The more famous "Danites" were the "enforcers" or "secret police" of Brigham Young and the early Mormons.
It turns out there were some other, later Danites, closer to home for us. Covering the period 1856-'59 of the Kansas troubles, this small book brings out hitherto little-known tidbits of information on the secret schemings of the anti-slavery forces and their willingness to use indiscriminate violence to achieve their ends. Included is a new perspective on John Brown's Dec. 20, 1858, raid on Vernon County.
"The Civil War on the Lower Kansas Missouri Border," by Larry E. Wood, Joplin, Mo.: Hickory Press, 2003. Softbound, 260 pages, $17.95.
This expanded edition of a work first published in 2000 fills an important niche in regional Civil War history, giving details of smaller local actions and less attention to the big battles which have been extensively chronicled elsewhere. Each chapter focuses on the actions of a noted individual or a specific county, e.g. one on Col. John T. Coffee, one on Vernon County. Available at the Bushwhacker Museum.
"Cavaliers of the Brush: Quantrill and his Men," Michael E. Banasik, Ed. Press of the Camp Pope Bookshop, P. 0. Box 2232, Iowa City IA 52244.
A well-done, annotated paperback collection of letters from the Houston Telegraph, written during the Civil War, in florid Victorian prose, by "WauCasSie," as he called himself, who interviewed Quantrill's men while they wintered in Texas following their raid on Lawrence, Kan. Recommended.
"The American Civil War: An English View," by Field Marshal Viscount Wolseley. Stackpole Books, 2002. A distinguished British soldier and unabashed Confederate partisan, Wolseley secretly visited the Confederacy in 1862 and published an account of the visit and his meeting with both Lee and Jackson. He called the former "the most perfect human being" he'd ever met. In later life he authored a series of essays commenting on the memoirs of generals on both sides, published as Battles and Leaders.
By then he'd tempered his partisanship, recognized Lincoln as the other great man of the war (besides Lee), and saw the reunion of North and South as the best outcome for both America and the whole Englishspeaking world.
Significantly, Wolseley prophesied that the Armageddon of the future would be a struggle for world domination between America and China.
This is in contrast to Admiral Alfred Thayer Mahan, who famously predicted it would be between America and Russia.
"A History of Southern Missouri and Northern Arkansas," by William Monks, ed. by John F. Bradbury and Lou Wehmer.

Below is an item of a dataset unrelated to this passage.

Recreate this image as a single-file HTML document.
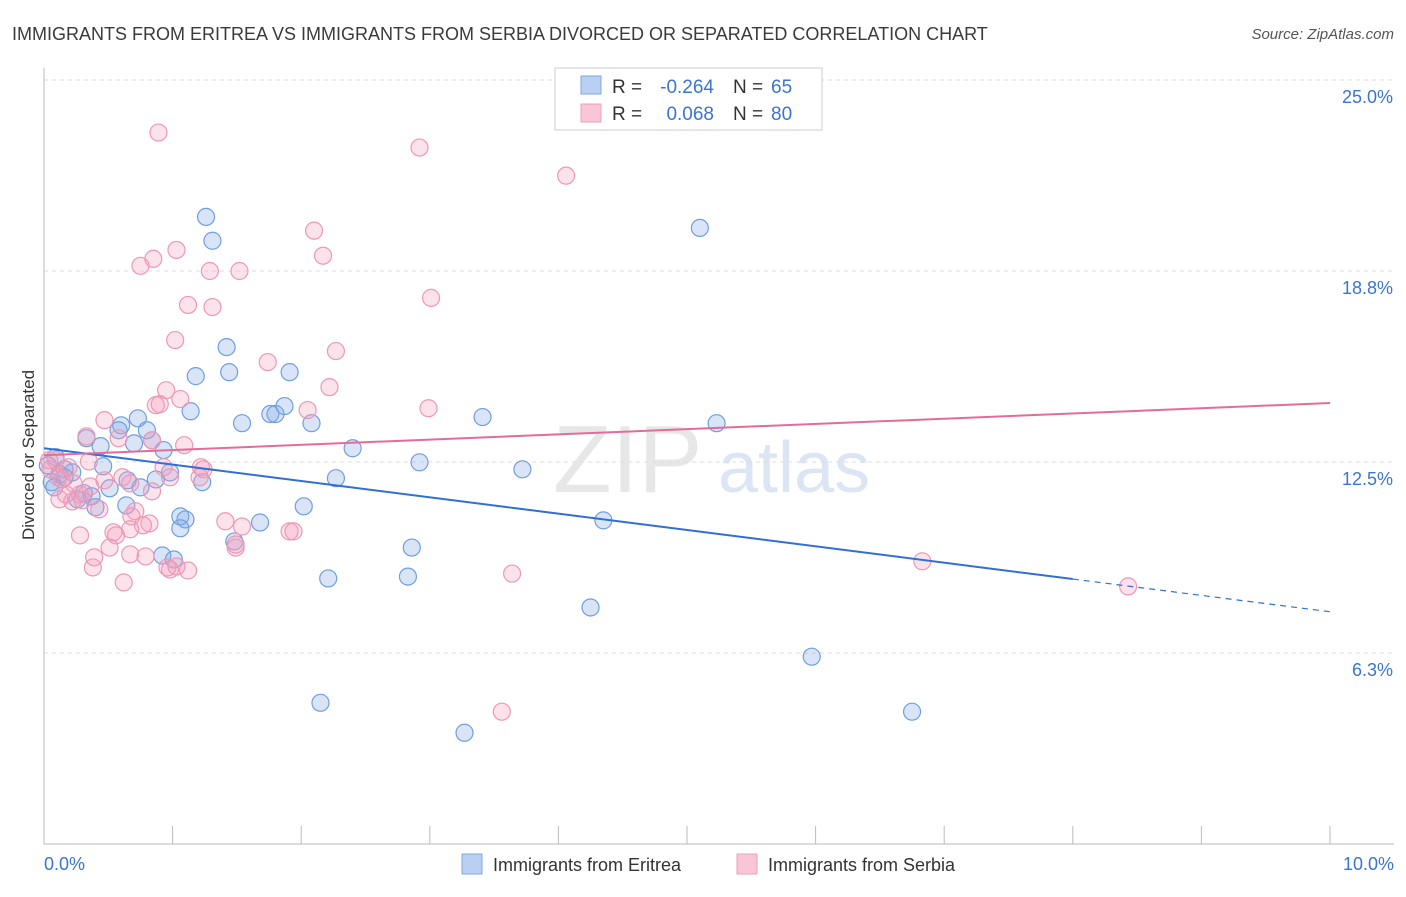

Fayetteville: University of Arkansas Press, 2003. This somewhat misnamed work is largely the story of the author's experiences in the Civil War and afterwards battling the Ku Klux Klan, along the Missouri-Arkansas border in the eastern Ozarks, told from his extremely biased viewpoint as a controversial Radical Republican. By far the best part of the book is the introductory essay by the editors.